[squeak-dev] 30 bit unboxed floats

David T. Lewis lewis at mail.msen.com
Mon Oct 18 23:24:28 UTC 2010


On Mon, Oct 18, 2010 at 06:31:15PM -0300, Jecel Assumpcao Jr. wrote:
> We have had several discussions about the tags in Squeak. xxxxxx1 is a
> SmallInteger and xxxxxx00 is an object pointer, but xxxxxx10 is not
> generally used. In one of the previous discussions somebody did mention
> a very obscure case in which this is actually used, but I can't find
> this email right now and don't remember the details. I do remember that
> at the time it seemed to me that it wouldn't be hard to change this to
> free up the 10 tag for some other use.

There is no shortage of bits to use for flagging immediate values.

Treating an object memory pointer as a (signed) sqInt of size 32 or 64,
then for a 32-bit object memory the valid pointer values are 0, 4, 8,
12 ... through end of memory. In the forseeable future, object memory
sizes of more than one or two GB are of no practical use. One or more
high order bits in the object memory pointer space are available for
other uses.

Thus:
  if pointer bitAt: 1 is set, then the pointer is an immediate integer,
  else if pointer < 0, then the pointer is an immediate float,
  else if pointer bitAt: 2 is set, then the pointer is an immediate character.
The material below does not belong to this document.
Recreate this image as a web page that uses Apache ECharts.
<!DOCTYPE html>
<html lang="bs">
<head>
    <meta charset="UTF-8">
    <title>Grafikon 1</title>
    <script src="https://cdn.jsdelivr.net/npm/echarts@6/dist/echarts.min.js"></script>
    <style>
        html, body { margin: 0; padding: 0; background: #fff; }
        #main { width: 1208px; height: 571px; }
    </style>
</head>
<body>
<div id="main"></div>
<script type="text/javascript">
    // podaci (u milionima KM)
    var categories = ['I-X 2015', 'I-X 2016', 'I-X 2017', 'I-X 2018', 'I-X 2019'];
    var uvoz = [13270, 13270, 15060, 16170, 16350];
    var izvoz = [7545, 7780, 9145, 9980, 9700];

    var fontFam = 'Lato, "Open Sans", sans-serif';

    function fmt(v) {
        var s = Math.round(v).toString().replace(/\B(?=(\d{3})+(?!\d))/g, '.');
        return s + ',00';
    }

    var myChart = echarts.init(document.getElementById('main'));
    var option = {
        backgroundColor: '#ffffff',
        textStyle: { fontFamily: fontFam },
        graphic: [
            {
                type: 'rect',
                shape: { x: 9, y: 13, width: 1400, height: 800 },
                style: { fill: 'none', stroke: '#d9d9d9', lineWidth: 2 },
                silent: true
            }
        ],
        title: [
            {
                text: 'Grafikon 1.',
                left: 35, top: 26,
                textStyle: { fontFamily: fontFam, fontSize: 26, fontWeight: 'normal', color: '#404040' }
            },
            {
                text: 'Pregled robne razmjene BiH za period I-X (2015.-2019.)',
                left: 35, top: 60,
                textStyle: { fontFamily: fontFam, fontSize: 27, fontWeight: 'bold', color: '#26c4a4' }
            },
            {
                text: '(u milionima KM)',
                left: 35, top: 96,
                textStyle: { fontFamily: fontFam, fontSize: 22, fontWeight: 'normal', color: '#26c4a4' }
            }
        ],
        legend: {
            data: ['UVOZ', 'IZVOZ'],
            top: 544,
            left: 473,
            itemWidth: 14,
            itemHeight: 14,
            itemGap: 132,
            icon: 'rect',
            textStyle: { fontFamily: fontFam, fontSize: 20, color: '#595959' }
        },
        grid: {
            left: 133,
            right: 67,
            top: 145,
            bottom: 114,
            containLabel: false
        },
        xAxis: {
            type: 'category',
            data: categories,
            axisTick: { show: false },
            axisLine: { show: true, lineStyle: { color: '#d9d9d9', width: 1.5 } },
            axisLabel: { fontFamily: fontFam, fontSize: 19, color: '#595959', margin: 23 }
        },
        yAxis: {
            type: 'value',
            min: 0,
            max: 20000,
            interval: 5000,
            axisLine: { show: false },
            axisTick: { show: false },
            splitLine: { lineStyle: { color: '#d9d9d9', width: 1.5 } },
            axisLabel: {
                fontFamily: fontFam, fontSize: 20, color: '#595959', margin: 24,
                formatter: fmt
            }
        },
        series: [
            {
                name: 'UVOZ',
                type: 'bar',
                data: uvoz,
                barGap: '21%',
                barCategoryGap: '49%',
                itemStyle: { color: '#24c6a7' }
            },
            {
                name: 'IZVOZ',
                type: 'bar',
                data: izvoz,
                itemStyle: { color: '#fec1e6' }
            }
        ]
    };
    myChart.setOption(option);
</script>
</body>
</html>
For immediate floats in a 32-bit object memory, bits 2 through 31 are
the float data. For a 64-bit object memory, bits 2 through 63 contain the
float data.

For immediate characters, bits 3 through 31 are available. Assuming tables
of 16-bit characters this could be further segmented into multiple character
tables, presumably with some image-side mapping support.